## Data segment:
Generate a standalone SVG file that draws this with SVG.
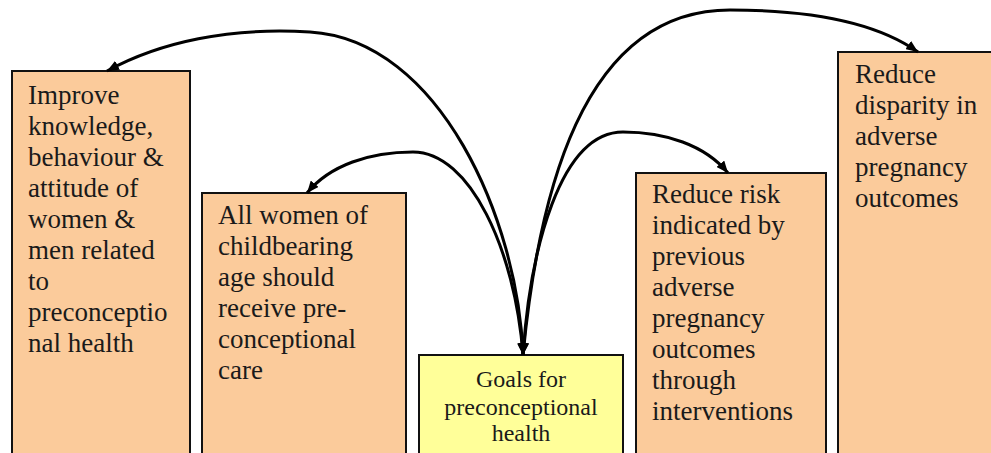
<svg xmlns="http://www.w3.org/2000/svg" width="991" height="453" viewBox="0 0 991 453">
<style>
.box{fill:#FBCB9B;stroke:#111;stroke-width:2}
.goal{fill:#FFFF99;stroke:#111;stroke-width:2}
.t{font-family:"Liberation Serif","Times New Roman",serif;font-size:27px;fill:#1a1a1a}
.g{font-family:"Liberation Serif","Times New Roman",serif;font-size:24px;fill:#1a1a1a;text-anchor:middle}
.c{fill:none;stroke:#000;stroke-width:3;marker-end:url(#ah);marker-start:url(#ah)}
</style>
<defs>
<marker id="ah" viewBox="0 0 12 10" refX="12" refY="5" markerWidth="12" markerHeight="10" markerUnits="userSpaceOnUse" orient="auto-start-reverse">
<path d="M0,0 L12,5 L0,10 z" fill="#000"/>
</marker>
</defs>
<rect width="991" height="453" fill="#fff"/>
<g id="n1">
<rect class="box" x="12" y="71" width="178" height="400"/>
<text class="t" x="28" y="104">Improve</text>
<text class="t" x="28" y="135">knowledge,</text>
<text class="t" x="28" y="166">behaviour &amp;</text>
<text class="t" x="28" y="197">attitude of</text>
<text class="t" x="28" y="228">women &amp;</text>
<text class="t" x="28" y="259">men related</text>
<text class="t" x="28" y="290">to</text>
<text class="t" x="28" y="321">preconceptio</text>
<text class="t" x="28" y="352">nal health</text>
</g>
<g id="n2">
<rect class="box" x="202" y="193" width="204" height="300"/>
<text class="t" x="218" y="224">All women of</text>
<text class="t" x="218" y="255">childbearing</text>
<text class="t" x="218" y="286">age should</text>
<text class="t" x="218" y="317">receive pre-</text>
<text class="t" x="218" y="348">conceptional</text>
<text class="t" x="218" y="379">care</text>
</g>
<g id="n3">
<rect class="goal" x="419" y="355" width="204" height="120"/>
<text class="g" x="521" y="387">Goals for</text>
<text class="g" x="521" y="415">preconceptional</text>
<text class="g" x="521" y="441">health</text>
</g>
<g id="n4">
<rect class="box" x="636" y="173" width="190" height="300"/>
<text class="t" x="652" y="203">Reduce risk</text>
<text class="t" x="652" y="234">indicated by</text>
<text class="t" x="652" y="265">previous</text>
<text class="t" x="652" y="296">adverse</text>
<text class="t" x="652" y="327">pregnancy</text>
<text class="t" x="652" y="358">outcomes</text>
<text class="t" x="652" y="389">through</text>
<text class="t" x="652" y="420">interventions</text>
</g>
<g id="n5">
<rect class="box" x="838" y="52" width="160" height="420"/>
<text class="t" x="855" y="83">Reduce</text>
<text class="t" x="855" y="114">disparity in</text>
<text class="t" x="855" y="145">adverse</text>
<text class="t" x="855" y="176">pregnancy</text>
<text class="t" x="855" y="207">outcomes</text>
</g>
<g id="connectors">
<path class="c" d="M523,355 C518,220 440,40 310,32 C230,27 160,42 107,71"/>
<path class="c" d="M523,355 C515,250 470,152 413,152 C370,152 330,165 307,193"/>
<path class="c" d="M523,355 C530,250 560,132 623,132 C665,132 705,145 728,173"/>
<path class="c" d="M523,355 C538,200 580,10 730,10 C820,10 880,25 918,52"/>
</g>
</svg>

## Directive:
Reproduce the data above in full, exactly as it is, with the pictures left out.

## Response:
Generate a standalone SVG file that draws this with SVG.
<svg xmlns="http://www.w3.org/2000/svg" width="991" height="453" viewBox="0 0 991 453">
<style>
.box{fill:#FBCB9B;stroke:#111;stroke-width:2}
.goal{fill:#FFFF99;stroke:#111;stroke-width:2}
.t{font-family:"Liberation Serif","Times New Roman",serif;font-size:27px;fill:#1a1a1a}
.g{font-family:"Liberation Serif","Times New Roman",serif;font-size:24px;fill:#1a1a1a;text-anchor:middle}
.c{fill:none;stroke:#000;stroke-width:3;marker-end:url(#ah);marker-start:url(#ah)}
</style>
<defs>
<marker id="ah" viewBox="0 0 12 10" refX="12" refY="5" markerWidth="12" markerHeight="10" markerUnits="userSpaceOnUse" orient="auto-start-reverse">
<path d="M0,0 L12,5 L0,10 z" fill="#000"/>
</marker>
</defs>
<rect width="991" height="453" fill="#fff"/>
<g id="n1">
<rect class="box" x="12" y="71" width="178" height="400"/>
<text class="t" x="28" y="104">Improve</text>
<text class="t" x="28" y="135">knowledge,</text>
<text class="t" x="28" y="166">behaviour &amp;</text>
<text class="t" x="28" y="197">attitude of</text>
<text class="t" x="28" y="228">women &amp;</text>
<text class="t" x="28" y="259">men related</text>
<text class="t" x="28" y="290">to</text>
<text class="t" x="28" y="321">preconceptio</text>
<text class="t" x="28" y="352">nal health</text>
</g>
<g id="n2">
<rect class="box" x="202" y="193" width="204" height="300"/>
<text class="t" x="218" y="224">All women of</text>
<text class="t" x="218" y="255">childbearing</text>
<text class="t" x="218" y="286">age should</text>
<text class="t" x="218" y="317">receive pre-</text>
<text class="t" x="218" y="348">conceptional</text>
<text class="t" x="218" y="379">care</text>
</g>
<g id="n3">
<rect class="goal" x="419" y="355" width="204" height="120"/>
<text class="g" x="521" y="387">Goals for</text>
<text class="g" x="521" y="415">preconceptional</text>
<text class="g" x="521" y="441">health</text>
</g>
<g id="n4">
<rect class="box" x="636" y="173" width="190" height="300"/>
<text class="t" x="652" y="203">Reduce risk</text>
<text class="t" x="652" y="234">indicated by</text>
<text class="t" x="652" y="265">previous</text>
<text class="t" x="652" y="296">adverse</text>
<text class="t" x="652" y="327">pregnancy</text>
<text class="t" x="652" y="358">outcomes</text>
<text class="t" x="652" y="389">through</text>
<text class="t" x="652" y="420">interventions</text>
</g>
<g id="n5">
<rect class="box" x="838" y="52" width="160" height="420"/>
<text class="t" x="855" y="83">Reduce</text>
<text class="t" x="855" y="114">disparity in</text>
<text class="t" x="855" y="145">adverse</text>
<text class="t" x="855" y="176">pregnancy</text>
<text class="t" x="855" y="207">outcomes</text>
</g>
<g id="connectors">
<path class="c" d="M523,355 C518,220 440,40 310,32 C230,27 160,42 107,71"/>
<path class="c" d="M523,355 C515,250 470,152 413,152 C370,152 330,165 307,193"/>
<path class="c" d="M523,355 C530,250 560,132 623,132 C665,132 705,145 728,173"/>
<path class="c" d="M523,355 C538,200 580,10 730,10 C820,10 880,25 918,52"/>
</g>
</svg>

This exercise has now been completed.